In a pre-practice-retention-transfer design, participants viewed life-sized video of tennis rallies across practice in either a sequential order (sequential group), in which participants were exposed to opponent skills/shots in the order they occur in the sport, or a non-sequential (non-sequential group) random order.

In the video-based retention test, the sequential group was significantly more accurate in their anticipatory judgments when the retention condition replicated the sequential structure compared to the non-sequential group. In the non-sequential retention condition, the non-sequential group was more accurate than the sequential group. In the field-based transfer test, overall decision time was significantly faster in the sequential group compared to the non-sequential group.

Findings highlight the benefits of a sequential structure of practice for the transfer of anticipatory behavior in tennis. We discuss the role of contextual information, and the importance of representative task design, for the testing and training of perceptual-cognitive skills in sport.

Partial Text

Performance in most sports involves the execution of perceptual-cognitive and motor skills to affect the current environmental situation [1]. Perceptual-cognitive skill involves the ability to use vision to locate and identify key environmental information so as to process and integrate it with existing knowledge in order to make judgments to predict opponent and teammate behavior (anticipation) and to select and execute appropriate actions (decision making) [2]. Researchers examining these skills often use video-based tasks that are occluded at key time points (e.g., opponents’ ball-racket contact). The majority of this research has focused on testing and training the use of advanced postural information to anticipate the outcome of isolated opponent actions using video-based tasks [3]. These tasks attempt to recreate conditions experienced when performing in the sport, so as to promote transfer of learning from the task to performance environment, while maintaining experimental control (for a review, see [4]). Using these methods, researchers have shown that experts across multiple sports are superior at anticipating opponent actions compared to less-skilled counterparts. Moreover, anticipation can be improved using video-based training, with researchers demonstrating transfer from this type of training to field-based settings [5]. However, concerns have been raised regarding the experimental designs employed [6] including the absence of contextual information in these tasks [7]. A suggestion is that this approach may be restricting the advancement of knowledge and the application of findings to the performance environment. In the current paper, we seek to address some of these limitations by examining the effect of practice structure (and a manipulation of contextual information) on the transfer of anticipation in tennis from a video-based training task to a field-based setting.

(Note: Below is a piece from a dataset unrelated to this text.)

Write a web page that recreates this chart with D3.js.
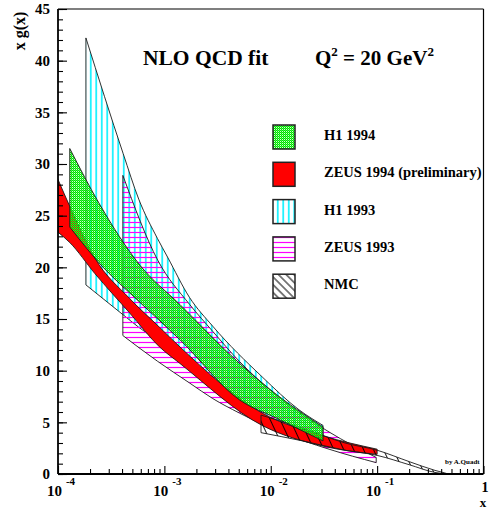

Fig 2 shows mean RA for the two groups on the pre-test (sequential, non-sequential), three practice sessions, and the retention test (sequential, non-sequential).

In the current study, video-based training using footage of tennis rallies was used to examine the effect of practice structure on the retention and transfer of anticipatory behavior in tennis. Participants viewed the rallies in either a sequential or a non-sequential order during training. Anticipation performance was measured over a pre-test, three practice sessions, a laboratory retention test, and a field-based transfer test. In the laboratory retention test, both groups were expected to improve anticipation performance compared to the pre-test. However, it was predicted that the sequential structure group would demonstrate superior RA in the retention test due to the increased task functionality and the additional information available during practice, when compared to the non-sequential group [6, 7]. Similarly, in the field-based transfer test it was expected that both groups would reduce DT following practice, but the sequential group would demonstrate faster DT compared to the non-sequential group. It was predicted that cognitive effort across practice would be lower for the sequential group, as the information available in that condition was presented in a more interpretable manner, when compared to a non-sequential structure of practice [28].